Haute couture is hardly a license to print money, but that didn't stop Jean Paul Gaultier from issuing his own currency for Spring. That's in a manner of speaking, of course. His conceit was to take scrolling, curlicued calligraphy and abstract it into fine-lined prints, fishnets, and embroideries, and marry those with the strong-shouldered, sometimes pinstriped tailoring he introduced in the eighties. On the back screen, an image of a pen-and-ink flourish appeared in motion, going through strange computer-generated distortions. After a while, the penny dropped: It looked like the patterns used on bank notes.

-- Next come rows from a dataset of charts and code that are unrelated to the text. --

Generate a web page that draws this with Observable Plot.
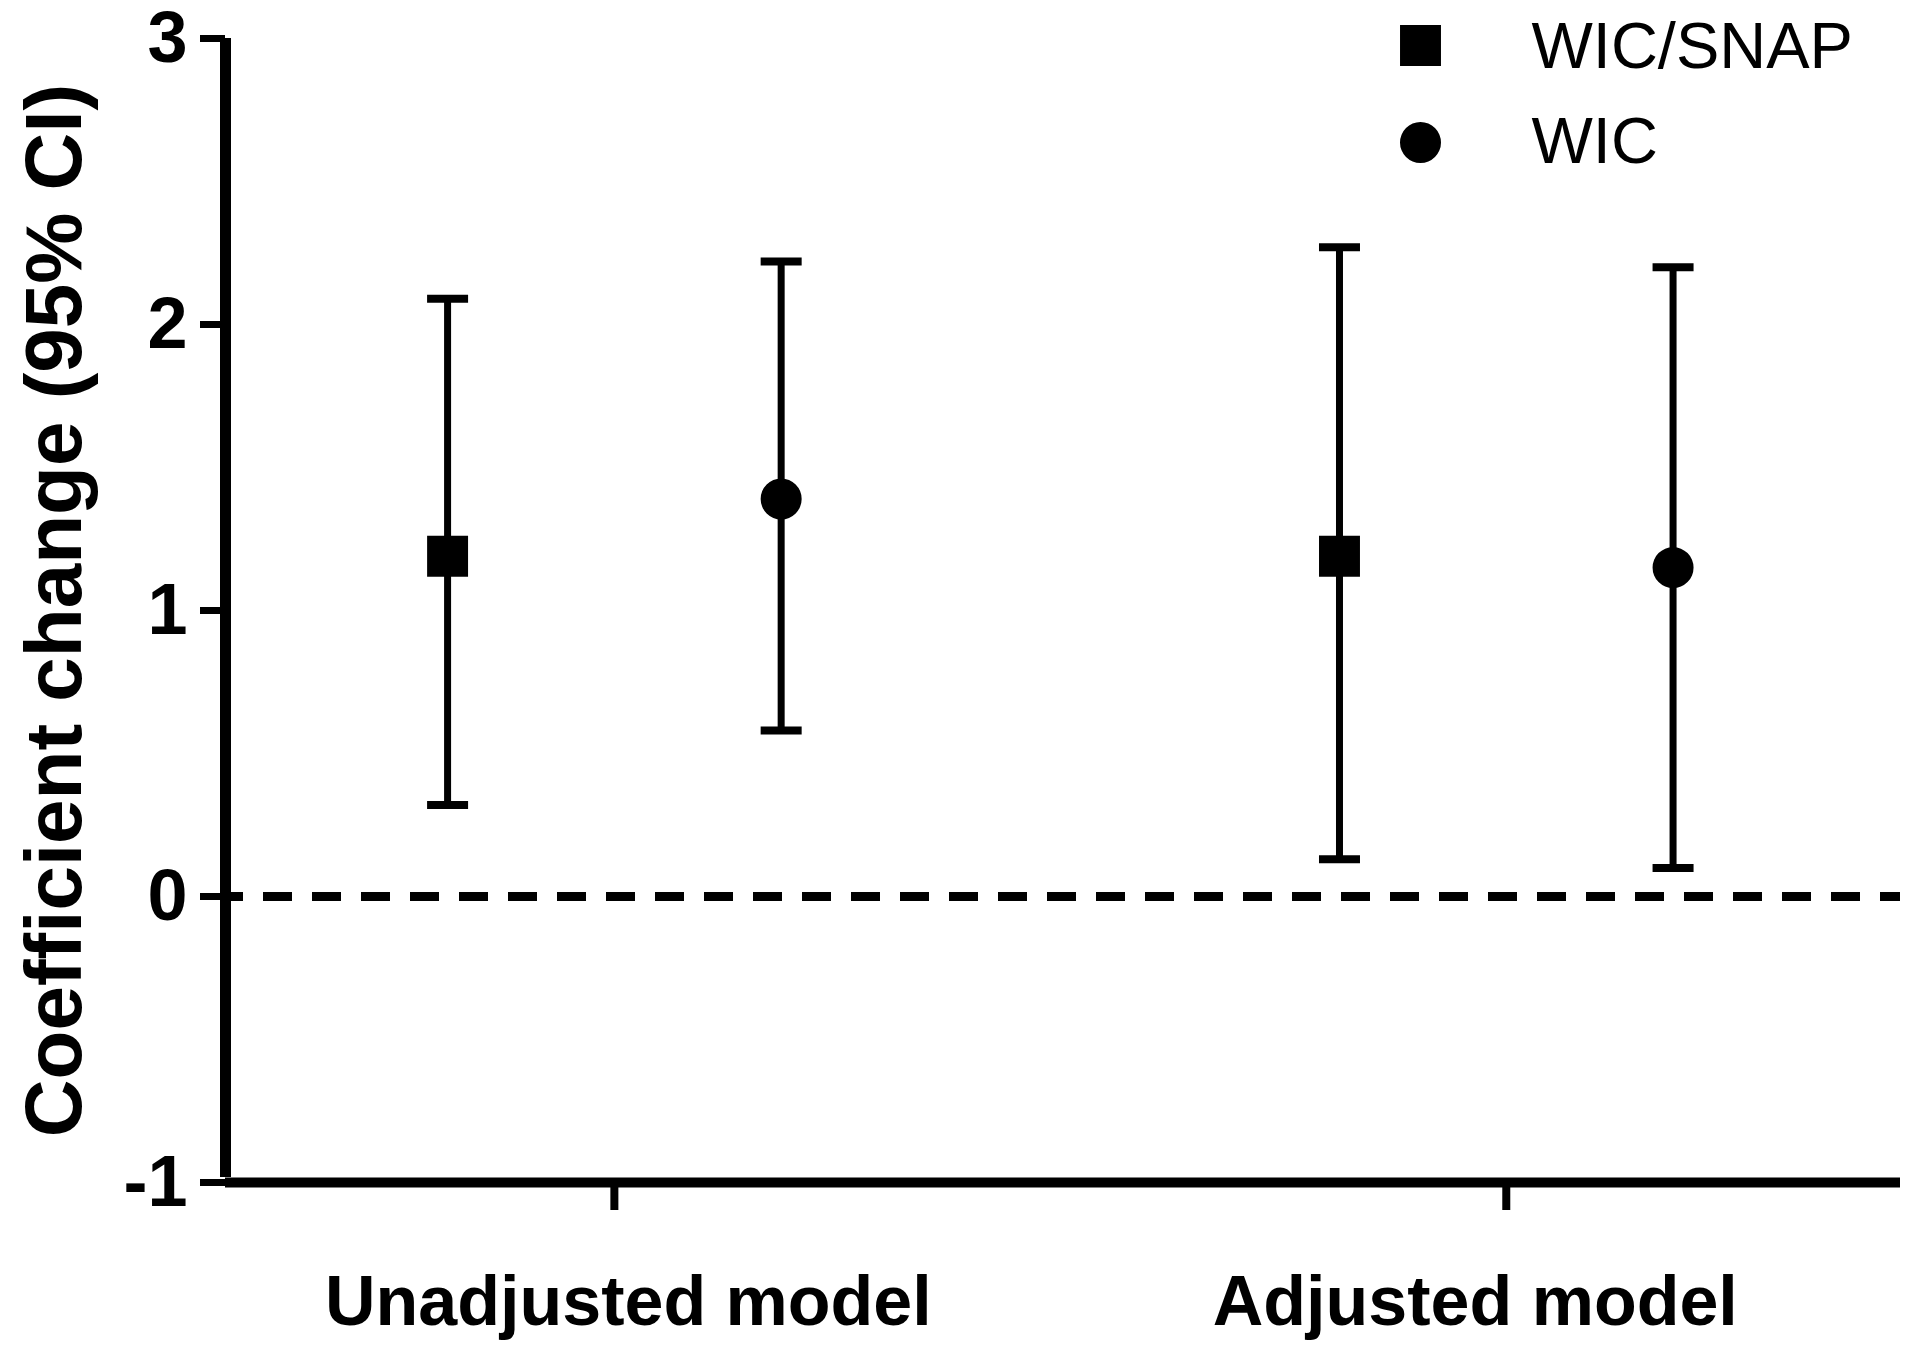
<!DOCTYPE html>
<html>
<head>
<meta charset="utf-8">
<script src="https://cdn.jsdelivr.net/npm/d3@7"></script>
<script src="https://cdn.jsdelivr.net/npm/@observablehq/plot@0.6"></script>
<style>
  html, body { margin: 0; padding: 0; background: #fff; }
</style>
</head>
<body>
<div id="chart"></div>
<script>
// ---- data ----
const models = ["Unadjusted model", "Adjusted model"];
const series = ["WIC/SNAP", "WIC"];
const wicSnapEst = [1.19, 1.19];
const wicSnapLo  = [0.32, 0.13];
const wicSnapHi  = [2.09, 2.27];
const wicEst = [1.39, 1.15];
const wicLo  = [0.58, 0.10];
const wicHi  = [2.22, 2.20];
const yTicks = [-1, 0, 1, 2, 3];
const yLabel = "Coefficient change (95% CI)";

// ---- build table ----
const groupOffset = 0.187; // horizontal separation of series within a model group
const rows = [];
models.forEach((m, i) => {
  rows.push({model: m, mi: i, series: series[0], est: wicSnapEst[i], lo: wicSnapLo[i], hi: wicSnapHi[i]});
  rows.push({model: m, mi: i, series: series[1], est: wicEst[i], lo: wicLo[i], hi: wicHi[i]});
});
const xPos = d => d.mi + (d.series === series[0] ? -groupOffset : groupOffset);

const capSymbol = {
  draw(context, size) {
    const w = Math.sqrt(size / Math.PI);
    context.moveTo(-w, 0);
    context.lineTo(w, 0);
  }
};

const font = "'Liberation Sans', Arial, Helvetica, sans-serif";

const chart = Plot.plot({
  width: 1920,
  height: 1345,
  marginLeft: 225,
  marginRight: 20,
  marginTop: 38,
  marginBottom: 163,
  style: {fontFamily: font, background: "#fff", color: "#000", overflow: "visible"},
  x: {domain: [-0.436, 1.442]},
  y: {domain: [-1, 3]},
  symbol: {domain: series, range: ["square", "circle"]},
  marks: [
    // zero reference line
    Plot.ruleY([0], {stroke: "#000", strokeWidth: 9, strokeDasharray: "29,20", strokeDashoffset: 11}),
    // axis lines
    Plot.ruleY([-1], {stroke: "#000", strokeWidth: 10}),
    Plot.ruleX([-0.436], {y1: -1, y2: 3, stroke: "#000", strokeWidth: 11, insetTop: -5}),
    // y axis
    Plot.axisY({
      ticks: yTicks, tickSize: 25, tickPadding: 13, strokeWidth: 7,
      tickFormat: d => (d < 0 ? "-" : "") + Math.abs(d),
      fontSize: 72, fontWeight: "bold", label: null
    }),
    // x axis ticks
    Plot.axisX({ticks: [0, 1], tickSize: 28, strokeWidth: 8, tickFormat: () => "", label: null}),
    // x axis labels
    Plot.axisX({ticks: [0], tickSize: 0, tickPadding: 93, dx: 14, tickFormat: i => models[i], fontSize: 70, fontWeight: "bold", label: null}),
    Plot.axisX({ticks: [1], tickSize: 0, tickPadding: 93, dx: -31, tickFormat: i => models[i], fontSize: 70, fontWeight: "bold", label: null}),
    // y axis title
    Plot.text([yLabel], {
      text: d => d, frameAnchor: "left", rotate: -90, dx: -170,
      textAnchor: "middle", lineAnchor: "middle", fontSize: 80, fontWeight: "bold", fill: "#000"
    }),
    // error bars
    Plot.ruleX(rows, {x: xPos, y1: "lo", y2: "hi", stroke: "#000", strokeWidth: 7}),
    Plot.dot(rows, {x: xPos, y: "hi", symbol: capSymbol, r: 20.5, stroke: "#000", fill: "none", strokeWidth: 8}),
    Plot.dot(rows, {x: xPos, y: "lo", symbol: capSymbol, r: 20.5, stroke: "#000", fill: "none", strokeWidth: 8}),
    // points
    Plot.dot(rows.filter(d => d.series === series[0]), {x: xPos, y: "est", symbol: "series", r: 23.1, fill: "#000", stroke: "none"}),
    Plot.dot(rows.filter(d => d.series === series[1]), {x: xPos, y: "est", symbol: "series", r: 20.5, fill: "#000", stroke: "none"}),
    // legend (inside plot, top-right)
    Plot.dot([series[0]], {frameAnchor: "top-right", dx: -480, dy: 7, symbol: d => d, r: 23.1, fill: "#000", stroke: "none"}),
    Plot.dot([series[1]], {frameAnchor: "top-right", dx: -480, dy: 104, symbol: d => d, r: 20.5, fill: "#000", stroke: "none"}),
    Plot.text([series[0]], {frameAnchor: "top-right", dx: -369, dy: 9, text: d => d, textAnchor: "start", lineAnchor: "middle", fontSize: 65, fill: "#000"}),
    Plot.text([series[1]], {frameAnchor: "top-right", dx: -369, dy: 104, text: d => d, textAnchor: "start", lineAnchor: "middle", fontSize: 65, fill: "#000"})
  ]
});
document.getElementById("chart").appendChild(chart);
</script>
</body>
</html>
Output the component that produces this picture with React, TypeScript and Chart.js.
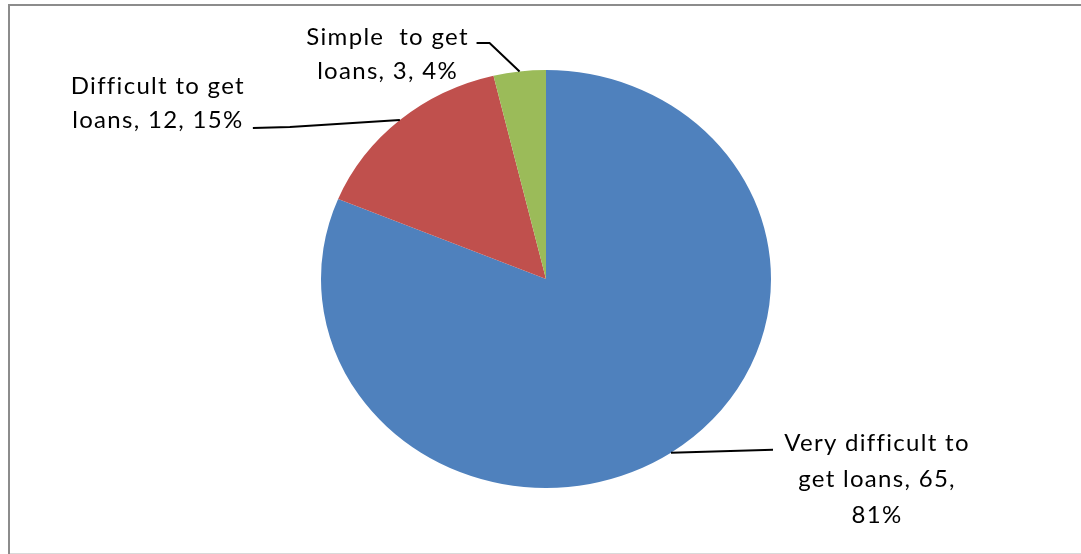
import React, { useEffect, useRef } from "react";
import { Chart, registerables } from "chart.js";

Chart.register(...registerables);

// ---- data ----
const categories = ["Very difficult to get loans", "Difficult to get loans", "Simple  to get loans"];
const values = [65, 12, 3];
const colors = ["#4F81BD", "#C0504D", "#9BBB59"];
// how many words go on each line of each data label
const wordsPerLine = [[3, 3, 1], [3, 3], [3, 3]];

// ---- label placement (relative to the slice's outer edge at its mid angle) ----
const labelText = [
  [206, -10],
  [-242, -34],
  [-132, -34.5],
];
const labelLineHeight = [36, 34, 34];
const leaderPoints = [
  [[102, -3]],
  [[-110, 7], [-147, 8]],
  [[-30, -28.5], [-43, -28.5]],
];

const Y_SCALE = 209 / 225;
const FONT = '24px "Lato", "Liberation Sans", sans-serif';
const LETTER_SPACING = "1.3px";

function buildLines(i: number): string[] {
  const total = values.reduce((a, b) => a + b, 0);
  const pct = Math.round((values[i] / total) * 100);
  const full = `${categories[i]}, ${values[i]}, ${pct}%`;
  const words = full.split(/ (?! )/);
  const lines: string[] = [];
  let k = 0;
  for (const n of wordsPerLine[i]) {
    lines.push(words.slice(k, k + n).join(" "));
    k += n;
  }
  return lines;
}

const framePlugin = {
  id: "frame",
  beforeDraw(chart: any) {
    const ctx = chart.ctx;
    const w = chart.width;
    const h = chart.height;
    ctx.save();
    ctx.fillStyle = "#ffffff";
    ctx.fillRect(0, 0, w, h);
    ctx.fillStyle = "#8c8c8c";
    ctx.fillRect(8, 4, w - 8, 2);
    ctx.fillRect(8, 4, 2, h - 4);
    ctx.fillStyle = "#d9d9d9";
    ctx.fillRect(10, h - 1, w - 10, 1);
    ctx.restore();
  },
};

const ellipsePlugin = {
  id: "ellipse",
  beforeDatasetsDraw(chart: any) {
    const arc = chart.getDatasetMeta(0).data[0];
    const ctx = chart.ctx;
    ctx.save();
    ctx.translate(arc.x, arc.y);
    ctx.scale(1, Y_SCALE);
    ctx.translate(-arc.x, -arc.y);
  },
  afterDatasetsDraw(chart: any) {
    chart.ctx.restore();
  },
};

const labelPlugin = {
  id: "pieLabels",
  afterDraw(chart: any) {
    const ctx = chart.ctx;
    const meta = chart.getDatasetMeta(0);
    ctx.save();
    meta.data.forEach((arc: any, i: number) => {
      const a = (arc.startAngle + arc.endAngle) / 2;
      const ex = arc.x + arc.outerRadius * Math.cos(a);
      const ey = arc.y + arc.outerRadius * Math.sin(a) * Y_SCALE;
      // leader line
      ctx.beginPath();
      ctx.strokeStyle = "#000000";
      ctx.lineWidth = 2;
      ctx.moveTo(ex, ey);
      for (const p of leaderPoints[i]) ctx.lineTo(ex + p[0], ey + p[1]);
      ctx.stroke();
      // text
      ctx.fillStyle = "#000000";
      ctx.font = FONT;
      (ctx as any).letterSpacing = LETTER_SPACING;
      ctx.textAlign = "center";
      ctx.textBaseline = "middle";
      const lines = buildLines(i);
      const tx = ex + labelText[i][0];
      const ty = ey + labelText[i][1];
      lines.forEach((ln, j) => {
        ctx.fillText(ln, tx, ty + j * labelLineHeight[i]);
      });
    });
    ctx.restore();
  },
};

export default function App() {
  const ref = useRef<HTMLCanvasElement | null>(null);
  useEffect(() => {
    if (!ref.current) return;
    const chart = new Chart(ref.current, {
      type: "pie",
      data: {
        labels: categories,
        datasets: [
          {
            data: values,
            backgroundColor: colors,
            borderWidth: 0,
            hoverOffset: 0,
          },
        ],
      },
      options: {
        responsive: false,
        animation: false,
        layout: { padding: { left: 321, right: 310, top: 54, bottom: 50 } },
        plugins: {
          legend: { display: false },
          tooltip: { enabled: false },
          title: { display: false },
        },
      },
      plugins: [framePlugin, ellipsePlugin, labelPlugin],
    });
    return () => chart.destroy();
  }, []);
  return (
    <div style={{ position: "absolute", left: 0, top: 0, width: 1081, height: 554, overflow: "hidden" }}>
      <canvas ref={ref} width={1081} height={554} style={{ display: "block" }} />
    </div>
  );
}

Trust Gaultier to try to make light of contemporary affairs, but as the current situation isn't much of a joke, he wasn't too heavy-handed with the puns. Instead, he brought out his best assets: tailoring, a touch of the matelot, and a reminder of his career-long obsession with corsetry. And as if to underline the point that certain things can look just as good 20-something years later, he had Inès de la Fressange, the eighties runway star, working a couple of smoking dresses for all they were worth. As for the complex squiggly macramé and lace effects and the dress with printed flyaway panels reminiscent of paper money, they looked like so much passing ephemera. It was the inimitable lines and supersharp proportions of the cropped jackets over sexy raised-waist pants that made Gaultier couture look like a solid investment.